The Permission Problem
When I asked Polly what she wished more investors, technologists, and policymakers understood about sexual wellness, she credited her friend and renowned entrepreneur-activist Cindy Gallop with the best framing: people are just looking for permission. They’re looking for one person to say this isn’t weird.
Unbound’s less than 2% return rate tells the story. The products work. People love them. The barrier is social, not functional. If a few more retailers follow Ulta’s lead, if a few more investors look at the actual performance data instead of the category label, if a few more platforms treat women’s health products with the same neutrality they afford Theragun ads, the market opens dramatically.
The broader sexual wellness market has been growing at around 8% annually despite every structural headwind imaginable: advertising bans, banking discrimination, funding gaps, retail exclusion. Imagine what that growth looks like when even half of those barriers come down.
What This Really Teaches Us About Tech
Sex tech is a mirror.
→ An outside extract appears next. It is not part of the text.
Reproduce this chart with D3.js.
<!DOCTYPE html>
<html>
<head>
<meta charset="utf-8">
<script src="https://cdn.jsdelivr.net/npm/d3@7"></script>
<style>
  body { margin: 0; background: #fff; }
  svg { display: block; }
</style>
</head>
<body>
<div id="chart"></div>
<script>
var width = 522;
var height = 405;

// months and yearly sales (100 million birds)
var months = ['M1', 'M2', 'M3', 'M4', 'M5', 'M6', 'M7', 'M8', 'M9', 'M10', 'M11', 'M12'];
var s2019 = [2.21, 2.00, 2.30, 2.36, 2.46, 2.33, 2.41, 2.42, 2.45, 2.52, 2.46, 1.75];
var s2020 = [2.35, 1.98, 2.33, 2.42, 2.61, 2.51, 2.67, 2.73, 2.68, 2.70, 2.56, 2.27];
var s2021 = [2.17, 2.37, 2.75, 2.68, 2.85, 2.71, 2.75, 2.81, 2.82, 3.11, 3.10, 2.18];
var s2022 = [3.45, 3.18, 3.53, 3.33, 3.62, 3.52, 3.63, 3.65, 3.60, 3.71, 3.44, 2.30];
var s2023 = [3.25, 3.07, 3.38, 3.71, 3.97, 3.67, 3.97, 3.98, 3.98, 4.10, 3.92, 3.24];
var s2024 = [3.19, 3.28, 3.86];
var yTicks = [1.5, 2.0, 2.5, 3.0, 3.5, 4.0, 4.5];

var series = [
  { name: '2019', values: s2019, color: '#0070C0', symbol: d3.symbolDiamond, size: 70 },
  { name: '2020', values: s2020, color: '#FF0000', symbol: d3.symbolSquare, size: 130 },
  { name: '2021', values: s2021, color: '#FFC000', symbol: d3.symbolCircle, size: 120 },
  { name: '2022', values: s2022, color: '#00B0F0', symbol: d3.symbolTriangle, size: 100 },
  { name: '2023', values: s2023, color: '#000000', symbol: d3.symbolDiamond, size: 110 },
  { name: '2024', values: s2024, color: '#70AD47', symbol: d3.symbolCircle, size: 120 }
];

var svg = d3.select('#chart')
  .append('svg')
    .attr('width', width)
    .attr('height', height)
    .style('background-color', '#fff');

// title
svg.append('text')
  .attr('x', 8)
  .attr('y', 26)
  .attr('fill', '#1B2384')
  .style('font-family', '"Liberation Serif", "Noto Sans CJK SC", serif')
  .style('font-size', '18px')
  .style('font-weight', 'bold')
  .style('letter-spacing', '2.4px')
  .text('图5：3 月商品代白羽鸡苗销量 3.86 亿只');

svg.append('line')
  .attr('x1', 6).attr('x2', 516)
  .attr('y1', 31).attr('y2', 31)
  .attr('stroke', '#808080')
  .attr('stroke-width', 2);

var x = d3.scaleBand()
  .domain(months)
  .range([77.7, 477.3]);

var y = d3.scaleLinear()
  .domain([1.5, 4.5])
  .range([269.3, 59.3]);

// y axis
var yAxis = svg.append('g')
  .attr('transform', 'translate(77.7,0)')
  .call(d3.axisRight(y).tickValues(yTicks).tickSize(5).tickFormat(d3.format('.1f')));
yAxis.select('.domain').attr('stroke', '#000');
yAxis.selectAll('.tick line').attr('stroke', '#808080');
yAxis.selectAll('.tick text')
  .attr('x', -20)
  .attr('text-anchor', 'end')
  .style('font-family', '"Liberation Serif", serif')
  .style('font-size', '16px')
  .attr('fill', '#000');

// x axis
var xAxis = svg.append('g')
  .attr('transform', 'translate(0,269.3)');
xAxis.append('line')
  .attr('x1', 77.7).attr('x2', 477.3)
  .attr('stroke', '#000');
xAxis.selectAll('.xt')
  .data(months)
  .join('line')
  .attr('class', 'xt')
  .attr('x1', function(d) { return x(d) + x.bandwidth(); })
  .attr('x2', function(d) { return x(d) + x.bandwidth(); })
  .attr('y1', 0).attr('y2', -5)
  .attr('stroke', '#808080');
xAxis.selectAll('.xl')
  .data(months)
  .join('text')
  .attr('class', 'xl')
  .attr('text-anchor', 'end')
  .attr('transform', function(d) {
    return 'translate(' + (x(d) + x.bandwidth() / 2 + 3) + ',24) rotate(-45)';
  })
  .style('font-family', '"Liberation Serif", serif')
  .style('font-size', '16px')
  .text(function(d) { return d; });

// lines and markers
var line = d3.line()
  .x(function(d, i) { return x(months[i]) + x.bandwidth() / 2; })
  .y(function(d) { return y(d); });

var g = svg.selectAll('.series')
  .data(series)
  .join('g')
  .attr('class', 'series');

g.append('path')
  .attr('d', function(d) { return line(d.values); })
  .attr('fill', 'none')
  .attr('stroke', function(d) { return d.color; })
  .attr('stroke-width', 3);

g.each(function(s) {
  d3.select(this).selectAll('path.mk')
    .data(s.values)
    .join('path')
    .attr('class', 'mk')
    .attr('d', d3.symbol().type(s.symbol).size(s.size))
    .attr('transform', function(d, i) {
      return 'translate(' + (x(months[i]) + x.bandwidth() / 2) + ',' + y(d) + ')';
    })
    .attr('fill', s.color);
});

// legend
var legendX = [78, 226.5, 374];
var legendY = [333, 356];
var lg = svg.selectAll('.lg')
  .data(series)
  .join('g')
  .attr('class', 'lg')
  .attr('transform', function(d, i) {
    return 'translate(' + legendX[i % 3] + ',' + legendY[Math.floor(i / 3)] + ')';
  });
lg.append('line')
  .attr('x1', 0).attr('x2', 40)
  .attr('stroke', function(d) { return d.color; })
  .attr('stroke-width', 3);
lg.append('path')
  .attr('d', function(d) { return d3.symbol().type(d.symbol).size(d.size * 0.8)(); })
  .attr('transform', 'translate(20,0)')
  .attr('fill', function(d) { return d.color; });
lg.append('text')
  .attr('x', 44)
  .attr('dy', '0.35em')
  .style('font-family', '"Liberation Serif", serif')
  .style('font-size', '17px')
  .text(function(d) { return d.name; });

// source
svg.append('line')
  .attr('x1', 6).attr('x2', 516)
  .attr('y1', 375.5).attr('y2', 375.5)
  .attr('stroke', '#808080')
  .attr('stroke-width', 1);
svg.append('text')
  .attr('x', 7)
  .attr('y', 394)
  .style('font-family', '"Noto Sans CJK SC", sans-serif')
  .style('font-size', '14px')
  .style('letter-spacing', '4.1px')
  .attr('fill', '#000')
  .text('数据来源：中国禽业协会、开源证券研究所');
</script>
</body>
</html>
It reflects every bias, every double standard, every structural inequality that exists in the broader technology ecosystem, just in sharper relief.
The same industry that celebrated a male sex robot on the CES floor banned a female-focused robotics innovation. The same VC ecosystem that claims to be meritocratic allocates 1% of capital to all-female founding teams. The same advertising platforms that run Viagra ads censor menopause content.
If you want to understand who technology is really built for, look at where the censorship happens. Look at who gets funded. Look at whose bodies are considered political just for existing.
Polly Rodriguez and the Unbound team aren’t just building better sex toys. They’re exposing the fault lines in an innovation system that still, in 2026, struggles to center half the population. And that’s a conversation that belongs in every tech conversation, not just this one.